Ik huilde toen de kist met bloemen door de menigte werd gereden, toen haar butler middenin een zin slikte, toen een vriendin van haar die iets met charity deed, zei dat ‘it was an absolutely heartbreaking moment’ toen de twee jongens de kerk binnen kwamen. Ik huilde bij het applaus dat aanzwol buiten de kerk en aarzelend door de gasten werd overgenomen en bij de colonne over de snelweg die maar niet vorderde omdat de mensen uit de berm renden en zich vastklampten aan de auto waarin ze lag. Ik huilde toen de bomen en struiken in beeld kwamen waar achter ze werd begraven. Dat het daar stopte en stemmen vertelden hoe er aarde op de kist werd gegooid en niemand verder iets zei en zelfs de vogels stil waren.

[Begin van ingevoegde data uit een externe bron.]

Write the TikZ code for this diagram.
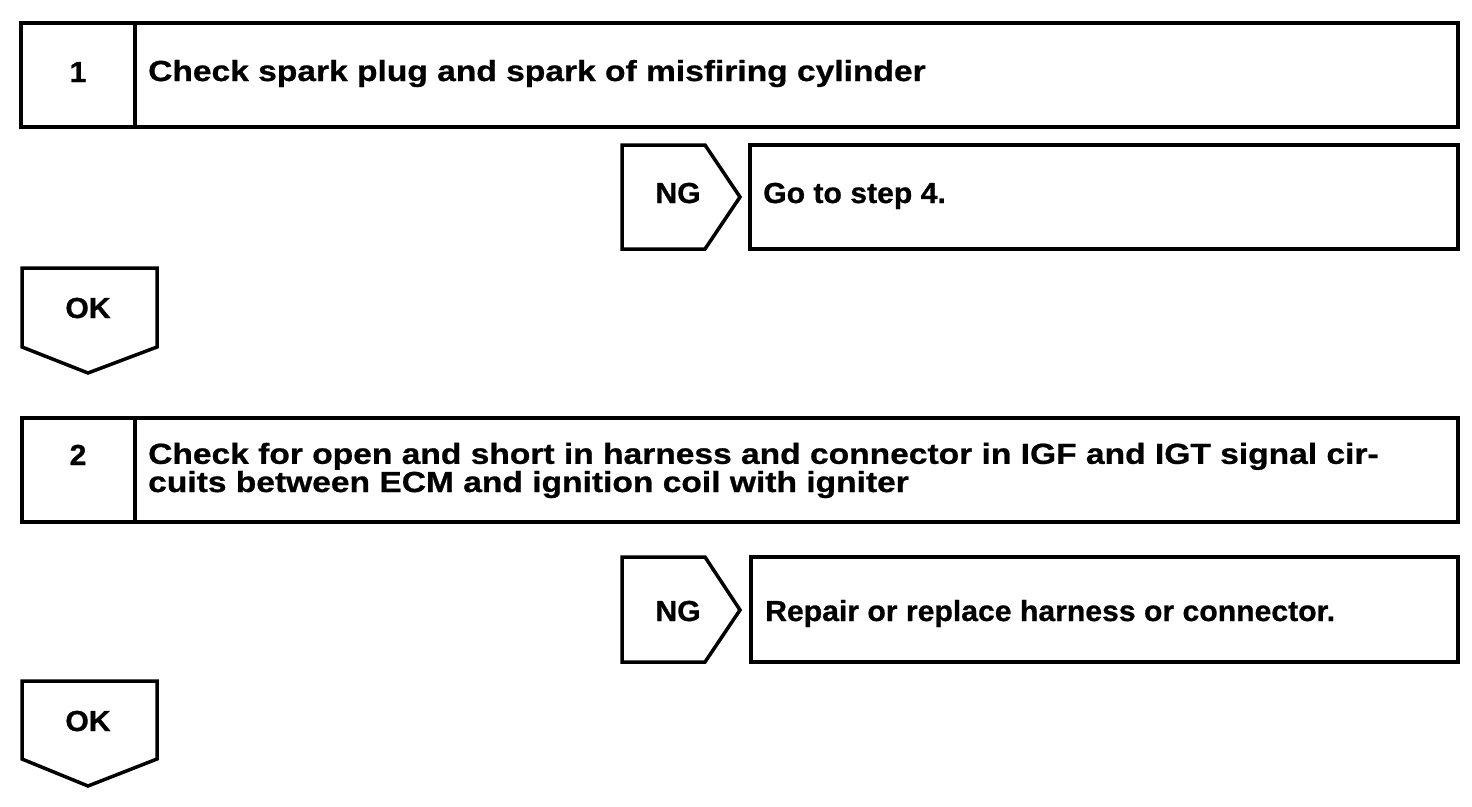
\documentclass[tikz,border=0pt]{standalone}
\usepackage{fontspec}
\setmainfont{Liberation Sans}
\newfontfamily\stepfont[FakeStretch=1.157,BoldFeatures={FakeBold=0.8}]{Liberation Sans}
\newfontfamily\resfont[FakeStretch=1.04,BoldFeatures={FakeBold=0.8}]{Liberation Sans}
\begin{document}
\begin{tikzpicture}[x=1pt,y=-1pt,line join=miter,
  frame/.style={draw=black,line width=3.5pt},
  steptext/.style={font=\stepfont\fontsize{29}{25}\selectfont\bfseries,inner sep=0pt,anchor=base west,align=left},
  restext/.style={font=\resfont\fontsize{29}{25}\selectfont\bfseries,inner sep=0pt,anchor=base west},
  ctr/.style={font=\resfont\fontsize{29}{25}\selectfont\bfseries,inner sep=0pt,anchor=base}]
\useasboundingbox[fill=white] (0,0) rectangle (1472,806);
% Step 1
\draw[frame] (21,23) rectangle (1458,127);
\draw[frame] (135,23) -- (135,127);
\node[ctr] (n1) at (78,82) {1};
\node[steptext] (t1) at (148,81) {Check spark plug and spark of misfiring cylinder};
% NG 1
\draw[frame] (622,145) -- (705,145) -- (740,197) -- (705,249) -- (622,249) -- cycle;
\node[ctr] (ng1) at (678,203) {NG};
\draw[frame] (750,145) rectangle (1458,249);
\node[restext] (r1) at (763,203) {Go to step 4.};
% OK 1
\draw[frame] (22,268) -- (157,268) -- (157,347) -- (88,373) -- (22,347) -- cycle;
\node[ctr] (ok1) at (88,318) {OK};
% Step 2
\draw[frame] (22,418) rectangle (1458,522);
\draw[frame] (135,418) -- (135,522);
\node[ctr] (n2) at (78,465) {2};
\node[steptext] (t2) at (148,492) {Check for open and short in harness and connector in IGF and IGT signal cir-\\cuits between ECM and ignition coil with igniter};
% NG 2
\draw[frame] (622,557) -- (705,557) -- (740,610) -- (705,662) -- (622,662) -- cycle;
\node[ctr] (ng2) at (678,621) {NG};
\draw[frame] (751,557) rectangle (1458,662);
\node[restext] (r2) at (765,621) {Repair or replace harness or connector.};
% OK 2
\draw[frame] (22,681) -- (157,681) -- (157,759) -- (88,786) -- (22,759) -- cycle;
\node[ctr] (ok2) at (88,731) {OK};
\end{tikzpicture}
\end{document}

Ik was de pers. Ik was de cameraman die haar met schokkerige bewegingen volgde. Ik was de honger naar hoe ze een wenkbrauw optilde of een traan liet vallen en het oog dat de headlines scande bij de kiosk. Ik was het volk dat haar van mij maakte en mij van haar, ik was wij.
We jammerden als de klaagvrouwen uit de Bijbel. Wij, ingehouden als we zijn, hadden eindelijk een reden om te rouwen. Om ons land waar geen woord bestaat voor ‘schrikken’ of ‘snot’, om de overleden moeder of gesneuvelde dromen. Ik gunde het ons, de zee van bloemen, de gesprekken tussen wildvreemden, het luik dat opende in het dak van de zolder en licht wierp op wat de afgelopen jaren te slordig was opgeruimd.